An airplane crash in 1967 motivated the Ormonds to turn to the production of Christian films, where Mrs. Ormond wore many hats, such as script supervisor, make-up artist, marketing director, distributor and actress, including a role as the witch of Endor in "Grim Reaper" (1976).

After her husband's death in 1981, Mrs. Ormond and her son continued to produce Christian films for several years. Among them were "The Second Coming" and "The Sacred Symbol."

In recent years, Mrs. Ormond appeared in the Nashville production of "Blood, Friends and Money," starring Jim Varney, and "The Virtual Vaudevillian" (a retrospective of her life).

Among other Ormond films are "Mesa of Lost Women" (1953), "Please Don't Touch Me" (a k a "Teenage Bride") (1963) and "White Lightnin' Road" (1965).

A memorial service for Mrs. Ormond is being planned for late July at Religious Science of Nashville on Charlotte Avenue. •


Frank Coleman - July 25, 2006 11:44 PM (GMT)
Didn't want this to slip by with no comments. RIP, June.

THE MONSTER AND THE STRIPPER, PLEASE DON'T TOUCH ME and of course, MESA OF LOST WOMEN are big favorites around here.

We once had a triple bill of JAIL BAIT, PLEASE DON'T TOUCH ME and MESA OF LOST WOMEN just to savor the same demented musical background* that all three have in common, over and over.

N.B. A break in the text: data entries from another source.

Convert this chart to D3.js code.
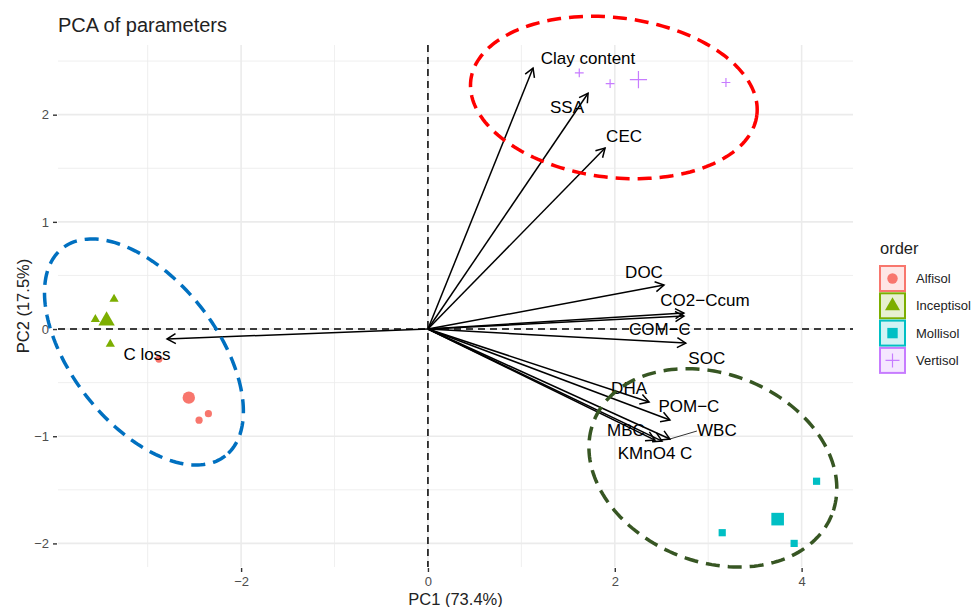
<!DOCTYPE html>
<html>
<head>
<meta charset="utf-8">
<script src="https://cdn.jsdelivr.net/npm/d3@7"></script>
<style>
  body { margin: 0; background: #fff; }
  text { font-family: "Liberation Sans", Arial, Helvetica, sans-serif; }
</style>
</head>
<body>
<svg id="chart" width="974" height="607"></svg>
<script>
// ---- soil orders ----
const orders = ["Alfisol", "Inceptisol", "Mollisol", "Vertisol"];
const orderColors = ["#F8766D", "#7CAE00", "#00BFC4", "#C77CFF"];

// ---- individual scores (PC1, PC2) ----
const sampleOrder = ["Alfisol", "Alfisol", "Alfisol",
                     "Inceptisol", "Inceptisol", "Inceptisol",
                     "Mollisol", "Mollisol", "Mollisol",
                     "Vertisol", "Vertisol", "Vertisol"];
const samplePC1 = [-2.88, -2.35, -2.45, -3.36, -3.56, -3.40, 4.16, 3.15, 3.92, 1.62, 1.95, 3.19];
const samplePC2 = [-0.28, -0.79, -0.85, 0.28, 0.09, -0.14, -1.42, -1.90, -2.00, 2.39, 2.29, 2.30];

// ---- variable loadings (arrow tips) ----
const varNames = ["Clay content", "SSA", "CEC", "DOC", "CO2\u2212Ccum", "COM\u2212C", "SOC",
                  "DHA", "POM\u2212C", "MBC", "WBC", "KMnO4 C", "C loss"];
const varPC1 = [1.125, 1.714, 1.896, 2.527, 2.74, 2.74, 2.76, 2.367, 2.59, 2.43, 2.59, 2.506, -2.793];
const varPC2 = [2.435, 2.20, 1.689, 0.41, 0.149, 0.121, -0.131, -0.681, -0.849, -1.036, -1.026, -1.045, -0.093];

// ---- axes ----
const xTicks = [-2, 0, 2, 4];
const yTicks = [-2, -1, 0, 1, 2];
const xMinor = [-3, -1, 1, 3];
const yMinor = [-1.5, -0.5, 0.5, 1.5, 2.5];
const xLabel = "PC1 (73.4%)";
const yLabel = "PC2 (17.5%)";
const chartTitle = "PCA of parameters";
const legendTitle = "order";

// ---- highlighted clusters (centre and two half-axis vectors, in PC units) ----
const clusterColors = ["#FF0000", "#0070C0", "#375623"];
const clusterCentres = [[1.99, 2.16], [-3.04, -0.214], [3.05, -1.295]];
const clusterAxisU = [[1.531, -0.163], [0.871, -0.969], [1.272, -0.441]];
const clusterAxisV = [[-0.104, -0.740], [-0.612, -0.416], [-0.377, -0.813]];

// label placement (pixel offsets from the arrow tip, repelled layout)
const labelOffsets = {
  "Clay content": [55, -10], "SSA": [-21, 14], "CEC": [19, -12], "DOC": [-20, -13],
  "CO2\u2212Ccum": [21, -13], "COM\u2212C": [-24, 13], "SOC": [21, 15], "DHA": [-20, -14],
  "POM\u2212C": [19, -14], "MBC": [-29, -10], "WBC": [47, -9], "KMnO4 C": [-7, 12],
  "C loss": [-20, 15]
};
const leaderLines = { "WBC": [27, -8] };

// ---------------------------------------------------------------
const svg = d3.select("#chart");
const panel = { left: 58, right: 853, top: 45, bottom: 567 };

const x = d3.scaleLinear().domain([-3.96, 4.55]).range([panel.left, panel.right]);
const y = d3.scaleLinear().domain([-2.22, 2.65]).range([panel.bottom, panel.top]);
const color = d3.scaleOrdinal().domain(orders).range(orderColors);

// grid
const grid = svg.append("g");
grid.selectAll(".vminor").data(xMinor).join("line")
  .attr("x1", d => x(d)).attr("x2", d => x(d)).attr("y1", panel.top).attr("y2", panel.bottom)
  .attr("stroke", "#ebebeb").attr("stroke-width", 0.8);
grid.selectAll(".hminor").data(yMinor).join("line")
  .attr("y1", d => y(d)).attr("y2", d => y(d)).attr("x1", panel.left).attr("x2", panel.right)
  .attr("stroke", "#ebebeb").attr("stroke-width", 0.8);
grid.selectAll(".vmajor").data(xTicks).join("line")
  .attr("x1", d => x(d)).attr("x2", d => x(d)).attr("y1", panel.top).attr("y2", panel.bottom)
  .attr("stroke", "#ebebeb").attr("stroke-width", 1.6);
grid.selectAll(".hmajor").data(yTicks).join("line")
  .attr("y1", d => y(d)).attr("y2", d => y(d)).attr("x1", panel.left).attr("x2", panel.right)
  .attr("stroke", "#ebebeb").attr("stroke-width", 1.6);

// axes
const fmt = d3.format("d");
const xAxis = d3.axisBottom(x).tickValues(xTicks).tickFormat(fmt).tickSizeOuter(0).tickSize(4).tickPadding(5);
const yAxis = d3.axisLeft(y).tickValues(yTicks).tickFormat(fmt).tickSizeOuter(0).tickSize(4).tickPadding(4);
const gx = svg.append("g").attr("transform", `translate(0,${panel.bottom + 1})`).call(xAxis);
const gy = svg.append("g").attr("transform", `translate(${panel.left - 1},0)`).call(yAxis);
[gx, gy].forEach(g => {
  g.select(".domain").remove();
  g.selectAll(".tick line").attr("stroke", "#333").attr("stroke-width", 1.4);
  g.selectAll(".tick text").attr("fill", "#4d4d4d").attr("font-size", 13)
    .attr("font-family", "Liberation Sans, Arial, sans-serif");
});

// reference lines through the origin
svg.append("line")
  .attr("x1", x(0)).attr("x2", x(0)).attr("y1", panel.top).attr("y2", panel.bottom)
  .attr("stroke", "#000").attr("stroke-width", 1.5).attr("stroke-dasharray", "7,5");
svg.append("line")
  .attr("x1", panel.left).attr("x2", panel.right).attr("y1", y(0)).attr("y2", y(0))
  .attr("stroke", "#000").attr("stroke-width", 1.5).attr("stroke-dasharray", "7,5");

// individuals
const samples = sampleOrder.map((o, i) => ({ order: o, pc1: samplePC1[i], pc2: samplePC2[i] }));
const means = orders.map(o => {
  const s = samples.filter(d => d.order === o);
  return { order: o, pc1: d3.mean(s, d => d.pc1), pc2: d3.mean(s, d => d.pc2), mean: true };
});

function drawShape(g, order, size) {
  const c = color(order);
  if (order === "Vertisol") {
    const h = size;
    g.append("path").attr("d", `M${-h},0H${h}M0,${-h}V${h}`)
      .attr("stroke", c).attr("stroke-width", 1.2).attr("fill", "none");
  } else {
    const type = order === "Alfisol" ? d3.symbolCircle
      : order === "Inceptisol" ? d3.symbolTriangle : d3.symbolSquare;
    let area;
    if (order === "Alfisol") area = Math.PI * size * size;
    else if (order === "Inceptisol") area = (2 * size) * (2 * size) * Math.sqrt(3) / 4;
    else area = (2 * size) * (2 * size);
    g.append("path").attr("d", d3.symbol().type(type).size(area)()).attr("fill", c);
  }
}
const smallSize = { Alfisol: 3.6, Inceptisol: 4.6, Mollisol: 3.6, Vertisol: 4.4 };
const bigSize = { Alfisol: 6.2, Inceptisol: 8.2, Mollisol: 6.3, Vertisol: 8.6 };

const pts = svg.append("g");
samples.concat(means).forEach(d => {
  const g = pts.append("g").attr("transform", `translate(${x(d.pc1)},${y(d.pc2)})`);
  drawShape(g, d.order, d.mean ? bigSize[d.order] : smallSize[d.order]);
});

// variable arrows
const vars = varNames.map((n, i) => ({ name: n, pc1: varPC1[i], pc2: varPC2[i] }));
const arrows = svg.append("g");
vars.forEach(d => {
  const x0 = x(0), y0 = y(0), x1 = x(d.pc1), y1 = y(d.pc2);
  arrows.append("line").attr("x1", x0).attr("y1", y0).attr("x2", x1).attr("y2", y1)
    .attr("stroke", "#000").attr("stroke-width", 1.5);
  const ang = Math.atan2(y1 - y0, x1 - x0);
  const L = 10, spread = Math.PI / 6;
  const ax = x1 - L * Math.cos(ang - spread), ay = y1 - L * Math.sin(ang - spread);
  const bx = x1 - L * Math.cos(ang + spread), by = y1 - L * Math.sin(ang + spread);
  arrows.append("path").attr("d", `M${ax},${ay}L${x1},${y1}L${bx},${by}`)
    .attr("stroke", "#000").attr("stroke-width", 1.5).attr("fill", "none");
});

// variable labels
const labels = svg.append("g");
vars.forEach(d => {
  const tx = x(d.pc1), ty = y(d.pc2);
  const off = labelOffsets[d.name];
  if (leaderLines[d.name]) {
    const l = leaderLines[d.name];
    labels.append("line").attr("x1", tx).attr("y1", ty).attr("x2", tx + l[0]).attr("y2", ty + l[1])
      .attr("stroke", "#000").attr("stroke-width", 0.8);
  }
  labels.append("text").attr("x", tx + off[0]).attr("y", ty + off[1]).attr("dy", "0.36em")
    .attr("text-anchor", "middle").attr("font-size", 17).attr("fill", "#000").text(d.name);
});

// cluster outlines
const ell = svg.append("g");
clusterCentres.forEach((c, i) => {
  const u = clusterAxisU[i], v = clusterAxisV[i];
  const ts = d3.range(0, 2 * Math.PI + 0.001, Math.PI / 90);
  const line = d3.line().x(t => x(c[0] + u[0] * Math.cos(t) + v[0] * Math.sin(t)))
                        .y(t => y(c[1] + u[1] * Math.cos(t) + v[1] * Math.sin(t)))
                        .curve(d3.curveLinearClosed);
  ell.append("path").attr("d", line(ts)).attr("fill", "none")
    .attr("stroke", clusterColors[i]).attr("stroke-width", 3.5).attr("stroke-dasharray", "14,8");
});

// title and axis titles
svg.append("text").attr("x", 58).attr("y", 32).attr("font-size", 20).attr("fill", "#222").text(chartTitle);
svg.append("text").attr("x", (panel.left + panel.right) / 2).attr("y", 605)
  .attr("text-anchor", "middle").attr("font-size", 16.5).attr("fill", "#222").text(xLabel);
svg.append("text").attr("transform", `translate(29,${(panel.top + panel.bottom) / 2}) rotate(-90)`)
  .attr("text-anchor", "middle").attr("font-size", 16.5).attr("fill", "#222").text(yLabel);

// legend
const legend = svg.append("g").attr("transform", "translate(866,0)");
legend.append("text").attr("x", 14).attr("y", 254).attr("font-size", 16.5).attr("fill", "#222").text(legendTitle);
orders.forEach((o, i) => {
  const ky = 266 + i * 27.3;
  const g = legend.append("g");
  g.append("rect").attr("x", 14).attr("y", ky).attr("width", 25).attr("height", 25)
    .attr("fill", color(o)).attr("fill-opacity", 0.18)
    .attr("stroke", color(o)).attr("stroke-width", 2);
  const s = g.append("g").attr("transform", `translate(${14 + 12.5},${ky + 12.5})`);
  drawShape(s, o, o === "Vertisol" ? 7 : o === "Inceptisol" ? 7.5 : 5.2);
  g.append("text").attr("x", 50).attr("y", ky + 12.5).attr("dy", "0.36em")
    .attr("font-size", 13).attr("fill", "#222").text(o);
});
</script>
</body>
</html>
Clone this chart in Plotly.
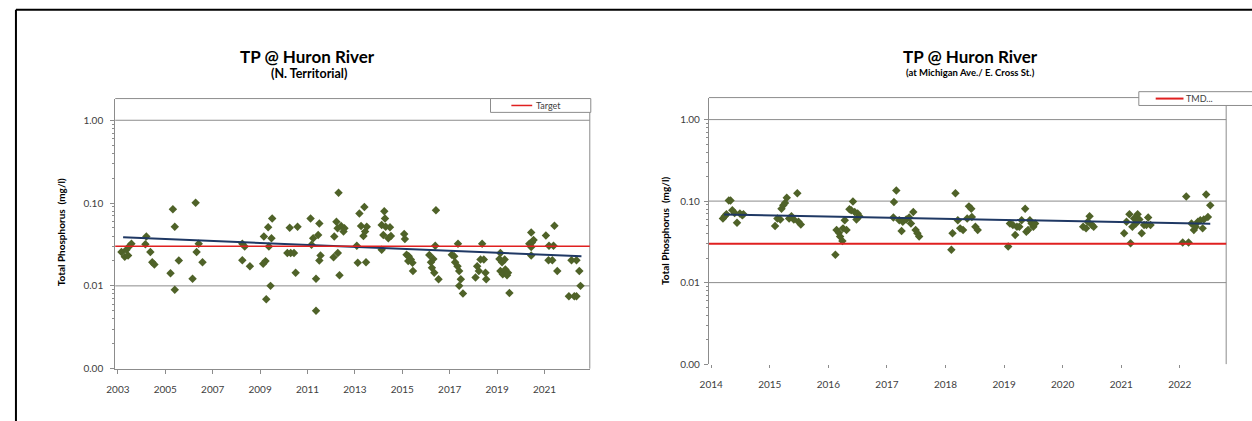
import plotly.graph_objects as go

# ---------------- data ----------------
# Left chart: TP @ Huron River (N. Territorial)
nt_year = [2003.15, 2003.29, 2003.36, 2003.43, 2003.47, 2003.57, 2004.16, 2004.20, 2004.37, 2004.45,
           2004.54, 2005.22, 2005.32, 2005.40, 2005.40, 2005.57, 2006.15, 2006.28, 2006.32, 2006.41,
           2006.57, 2008.25, 2008.25, 2008.35, 2008.57, 2009.13, 2009.16, 2009.23, 2009.26, 2009.34,
           2009.37, 2009.44, 2009.48, 2009.51, 2010.15, 2010.25, 2010.29, 2010.43, 2010.50, 2010.58,
           2011.13, 2011.17, 2011.24, 2011.36, 2011.36, 2011.45, 2011.50, 2011.50, 2011.55, 2012.10,
           2012.13, 2012.22, 2012.27, 2012.28, 2012.31, 2012.35, 2012.42, 2012.52, 2012.56, 2013.08,
           2013.12, 2013.19, 2013.26, 2013.36, 2013.40, 2013.43, 2013.47, 2013.50, 2014.13, 2014.13,
           2014.20, 2014.24, 2014.27, 2014.30, 2014.41, 2014.48, 2014.52, 2015.08, 2015.11, 2015.18,
           2015.25, 2015.27, 2015.36, 2015.43, 2015.45, 2016.14, 2016.21, 2016.25, 2016.31, 2016.35,
           2016.39, 2016.42, 2016.53, 2017.09, 2017.19, 2017.23, 2017.33, 2017.35, 2017.40, 2017.40,
           2017.47, 2017.56, 2018.09, 2018.16, 2018.23, 2018.30, 2018.37, 2018.44, 2018.51, 2018.54,
           2019.10, 2019.14, 2019.14, 2019.21, 2019.24, 2019.32, 2019.35, 2019.42, 2019.46, 2019.52,
           2020.36, 2020.44, 2020.44, 2020.44, 2020.47, 2020.54, 2021.06, 2021.17, 2021.19, 2021.33,
           2021.38, 2021.42, 2021.54, 2022.03, 2022.14, 2022.26, 2022.35, 2022.35, 2022.47, 2022.52]
nt_tp = [0.0256, 0.0224, 0.0273, 0.0232, 0.0299, 0.0322, 0.0319, 0.0394, 0.0256, 0.0193,
         0.0181, 0.0142, 0.0840, 0.0518, 0.0090, 0.0202, 0.0122, 0.1010, 0.0256, 0.0322,
         0.0193, 0.0322, 0.0204, 0.0299, 0.0173, 0.0185, 0.0394, 0.0199, 0.0069, 0.0509,
         0.0299, 0.0100, 0.0376, 0.0650, 0.0249, 0.0504, 0.0249, 0.0249, 0.0144, 0.0518,
         0.0650, 0.0313, 0.0376, 0.0122, 0.0050, 0.0412, 0.0567, 0.0202, 0.0232, 0.0221,
         0.0394, 0.0594, 0.0495, 0.0249, 0.1330, 0.0134, 0.0527, 0.0452, 0.0495, 0.0305,
         0.0190, 0.0746, 0.0527, 0.0401, 0.0896, 0.0452, 0.0193, 0.0518, 0.0542, 0.0273,
         0.0412, 0.0796, 0.0650, 0.0518, 0.0376, 0.0509, 0.0401, 0.0424, 0.0369, 0.0238,
         0.0199, 0.0228, 0.0208, 0.0190, 0.0151, 0.0236, 0.0193, 0.0165, 0.0211, 0.0144,
         0.0305, 0.0818, 0.0120, 0.0238, 0.0228, 0.0193, 0.0173, 0.0322, 0.0151, 0.0100,
         0.0120, 0.0081, 0.0126, 0.0173, 0.0151, 0.0208, 0.0322, 0.0208, 0.0144, 0.0120,
         0.0211, 0.0249, 0.0151, 0.0193, 0.0138, 0.0208, 0.0158, 0.0134, 0.0144, 0.0082,
         0.0322, 0.0440, 0.0294, 0.0232, 0.0334, 0.0359, 0.0405, 0.0204, 0.0305, 0.0204,
         0.0305, 0.0532, 0.0151, 0.0075, 0.0204, 0.0075, 0.0204, 0.0075, 0.0151, 0.0100]
nt_trend_year = [2003.22, 2022.56]
nt_trend_tp = [0.0386, 0.0228]

# Right chart: TP @ Huron River (at Michigan Ave./ E. Cross St.)
mi_year = [2014.20, 2014.23, 2014.26, 2014.30, 2014.33, 2014.36, 2014.40, 2014.44, 2014.49, 2014.53,
           2014.55, 2015.09, 2015.13, 2015.18, 2015.20, 2015.23, 2015.26, 2015.29, 2015.33, 2015.37,
           2015.41, 2015.47, 2015.49, 2015.53, 2016.12, 2016.14, 2016.18, 2016.20, 2016.24, 2016.25,
           2016.28, 2016.31, 2016.36, 2016.39, 2016.42, 2016.45, 2016.48, 2016.50, 2016.53, 2017.11,
           2017.12, 2017.16, 2017.21, 2017.25, 2017.27, 2017.33, 2017.38, 2017.41, 2017.45, 2017.49,
           2017.52, 2017.55, 2018.10, 2018.12, 2018.17, 2018.21, 2018.25, 2018.30, 2018.37, 2018.40,
           2018.44, 2018.45, 2018.51, 2018.55, 2019.07, 2019.10, 2019.15, 2019.19, 2019.22, 2019.26,
           2019.30, 2019.36, 2019.38, 2019.41, 2019.44, 2019.47, 2019.50, 2019.53, 2020.35, 2020.40,
           2020.43, 2020.46, 2020.50, 2020.53, 2021.05, 2021.09, 2021.14, 2021.16, 2021.19, 2021.22,
           2021.25, 2021.28, 2021.31, 2021.35, 2021.39, 2021.43, 2021.46, 2021.50, 2022.05, 2022.11,
           2022.15, 2022.20, 2022.24, 2022.27, 2022.31, 2022.35, 2022.39, 2022.41, 2022.45, 2022.48,
           2022.52]
mi_tp = [0.0611, 0.0653, 0.0690, 0.1019, 0.1019, 0.0771, 0.0716, 0.0542, 0.0703, 0.0671,
         0.0690, 0.0494, 0.0611, 0.0595, 0.0807, 0.0887, 0.0946, 0.1097, 0.0611, 0.0653,
         0.0595, 0.1250, 0.0557, 0.0517, 0.0220, 0.0442, 0.0410, 0.0367, 0.0325, 0.0463,
         0.0584, 0.0442, 0.0793, 0.0771, 0.0991, 0.0736, 0.0595, 0.0703, 0.0653, 0.0629,
         0.0973, 0.1346, 0.0584, 0.0430, 0.0557, 0.0595, 0.0629, 0.0532, 0.0736, 0.0442,
         0.0403, 0.0367, 0.0253, 0.0403, 0.1250, 0.0584, 0.0463, 0.0442, 0.0611, 0.0862,
         0.0807, 0.0640, 0.0485, 0.0442, 0.0278, 0.0532, 0.0508, 0.0385, 0.0485, 0.0485,
         0.0584, 0.0807, 0.0422, 0.0442, 0.0584, 0.0532, 0.0485, 0.0532, 0.0485, 0.0463,
         0.0557, 0.0653, 0.0508, 0.0485, 0.0403, 0.0557, 0.0690, 0.0305, 0.0485, 0.0611,
         0.0532, 0.0690, 0.0595, 0.0403, 0.0508, 0.0508, 0.0629, 0.0508, 0.0310, 0.1138,
         0.0310, 0.0532, 0.0442, 0.0485, 0.0557, 0.0584, 0.0463, 0.0595, 0.1205, 0.0640,
         0.0887]
mi_trend_year = [2014.22, 2022.52]
mi_trend_tp = [0.0684, 0.0527]

target_tp = 0.03
nt_legend_label = "Target"
mi_legend_label = "TMD..."

y_tickvals = [0.001, 0.01, 0.1, 1.0]
y_ticktext = ["0.00", "0.01", "0.10", "1.00"]
y_minor = [k * 10.0 ** e for e in (-3, -2, -1) for k in range(2, 10)]
nt_xticks = list(range(2003, 2022, 2))
mi_xticks = list(range(2014, 2023))
nt_gridlines = [0.01, 1.0]
mi_gridlines = [0.01, 0.1, 1.0]

# ---------------- layout helpers ----------------
W, H = 1252, 421
FONT = "Lato, 'Open Sans', sans-serif"
MARK = "#4F6228"
TREND = "#1F3864"
RED = "#E02020"
AXC = "#8C8C8C"
TXT = "#404040"


def px(x):
    return x / W


def py(y):
    return 1 - y / H


fig = go.Figure()

fig.add_trace(go.Scatter(x=nt_year, y=nt_tp, mode="markers", xaxis="x", yaxis="y",
                         marker=dict(symbol="diamond", size=6.5, color=MARK),
                         showlegend=False, name="TP"))
fig.add_trace(go.Scatter(x=nt_trend_year, y=nt_trend_tp, mode="lines", xaxis="x", yaxis="y",
                         line=dict(color=TREND, width=2), showlegend=False, name="Trend"))
fig.add_trace(go.Scatter(x=mi_year, y=mi_tp, mode="markers", xaxis="x2", yaxis="y2",
                         marker=dict(symbol="diamond", size=6.5, color=MARK),
                         showlegend=False, name="TP"))
fig.add_trace(go.Scatter(x=mi_trend_year, y=mi_trend_tp, mode="lines", xaxis="x2", yaxis="y2",
                         line=dict(color=TREND, width=2), showlegend=False, name="Trend"))

shapes = []
# gridlines
for g in nt_gridlines:
    shapes.append(dict(type="line", xref="x domain", yref="y", x0=0, x1=1, y0=g, y1=g,
                       line=dict(color=AXC, width=1), layer="below"))
for g in mi_gridlines:
    shapes.append(dict(type="line", xref="x2 domain", yref="y2", x0=0, x1=1, y0=g, y1=g,
                       line=dict(color=AXC, width=1), layer="below"))
# plot-area top/right borders
for xr, yr in (("x domain", "y domain"), ("x2 domain", "y2 domain")):
    shapes.append(dict(type="line", xref=xr, yref=yr, x0=0, x1=1, y0=1, y1=1,
                       line=dict(color=AXC, width=1)))
    shapes.append(dict(type="line", xref=xr, yref=yr, x0=1, x1=1, y0=0, y1=1,
                       line=dict(color=AXC, width=1)))
# target lines
shapes.append(dict(type="line", xref="x domain", yref="y", x0=0, x1=1, y0=target_tp, y1=target_tp,
                   line=dict(color=RED, width=1.5)))
shapes.append(dict(type="line", xref="x2 domain", yref="y2", x0=0, x1=1, y0=target_tp, y1=target_tp,
                   line=dict(color=RED, width=2)))
# legend boxes (Excel style) with sample lines
shapes.append(dict(type="rect", xref="paper", yref="paper", x0=px(485), x1=px(586), y0=py(114), y1=py(100),
                   fillcolor="white", line=dict(color=AXC, width=1)))
shapes.append(dict(type="line", xref="paper", yref="paper", x0=px(506), x1=px(527), y0=py(107), y1=py(107),
                   line=dict(color=RED, width=1.5)))
shapes.append(dict(type="rect", xref="paper", yref="paper", x0=px(1138), x1=px(1256), y0=py(107), y1=py(93),
                   fillcolor="white", line=dict(color=AXC, width=1)))
shapes.append(dict(type="line", xref="paper", yref="paper", x0=px(1155), x1=px(1183), y0=py(100), y1=py(100),
                   line=dict(color=RED, width=2)))
# outer frame (top and left edges)
shapes.append(dict(type="line", xref="paper", yref="paper", x0=px(7), x1=1.01, y0=py(10), y1=py(10),
                   line=dict(color="black", width=2)))
shapes.append(dict(type="line", xref="paper", yref="paper", x0=px(7), x1=px(7), y0=-0.05, y1=py(10),
                   line=dict(color="black", width=2)))


def ann(text, x, y, size, angle=0, xanchor="center", color="black"):
    return dict(text=text, x=px(x), y=py(y), xref="paper", yref="paper", showarrow=False,
                xanchor=xanchor, yanchor="middle", textangle=angle,
                font=dict(size=size, color=color, family=FONT))


annotations = [
    ann("<b>TP @ Huron River</b>", 301, 57, 17),
    ann("<b>(N. Territorial)</b>", 302, 75, 12.5),
    ann("<b>TP @ Huron River</b>", 968, 57, 17),
    ann("<b>(at Michigan Ave./ E. Cross St.)</b>", 968, 74, 9.5),
    ann("<b>Total Phosphorus  (mg/l)</b>", 52, 236, 10, angle=-90),
    ann("<b>Total Phosphorus  (mg/l)</b>", 660, 234, 10, angle=-90),
    ann(nt_legend_label, 529, 107, 9, xanchor="left", color=TXT),
    ann(mi_legend_label, 1184, 100, 9, xanchor="left", color=TXT),
]

yaxis_common = dict(type="log", tickmode="array", tickvals=y_tickvals, ticktext=y_ticktext,
                    showgrid=False, zeroline=False, showline=True, linecolor=AXC, linewidth=1,
                    ticks="outside", ticklen=4, tickcolor=AXC,
                    minor=dict(tickvals=y_minor, ticks="outside", ticklen=2, tickcolor=AXC, showgrid=False),
                    tickfont=dict(size=10, color=TXT, family=FONT))

fig.update_layout(
    width=W, height=H,
    margin=dict(l=0, r=0, t=0, b=0),
    paper_bgcolor="white", plot_bgcolor="white",
    showlegend=False,
    xaxis=dict(domain=[px(107), px(585)], range=[2002.887, 2022.912], anchor="y",
               tickmode="array", tickvals=nt_xticks, ticktext=[str(v) for v in nt_xticks],
               showgrid=False, zeroline=False, showline=True, linecolor=AXC, linewidth=1,
               ticks="outside", ticklen=4, tickcolor=AXC, ticklabelstandoff=7,
               tickfont=dict(size=10, color=TXT, family=FONT)),
    yaxis=dict(domain=[py(374), py(100)], range=[-3, 0.262], anchor="x", ticklabelstandoff=5,
               **yaxis_common),
    xaxis2=dict(domain=[px(705), px(1226)], range=[2013.961, 2022.792], anchor="y2",
                tickmode="array", tickvals=mi_xticks, ticktext=[str(v) for v in mi_xticks],
                showgrid=False, zeroline=False, showline=False,
                ticks="outside", ticklen=3, tickcolor=AXC, ticklabelstandoff=8,
                tickfont=dict(size=10, color=TXT, family=FONT)),
    yaxis2=dict(domain=[py(369.4), py(99)], range=[-3, 0.27], anchor="x2", ticklabelstandoff=2,
                **yaxis_common),
    shapes=shapes,
    annotations=annotations,
)

fig.write_html("out.html", config={"displayModeBar": False},
               post_script="document.body.style.margin='0px';")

* (For the unfamiliar, it's a relentless flamenco duet between an upright piano and an acoustic guitar that sounds like it was recorded in two different rooms on two different planets, then unceremoniously slapped together in the mixing room. And someone had their sheet music upside down.

This proceeds unabated for the entire running time of the film, with not the slightest regard for what's happening onscreen. After a while, it begins to take on the properties of white noise. A singular torture, repeated verbatim across the three films.)

best,
FBC

James Pagliuca - July 26, 2006 12:18 AM (GMT)
any word or info if their films are destined for dvd?

i have monster and the stripper on vhs and would love to have a dvd of it...maybe with a sleepy labeef commentary?!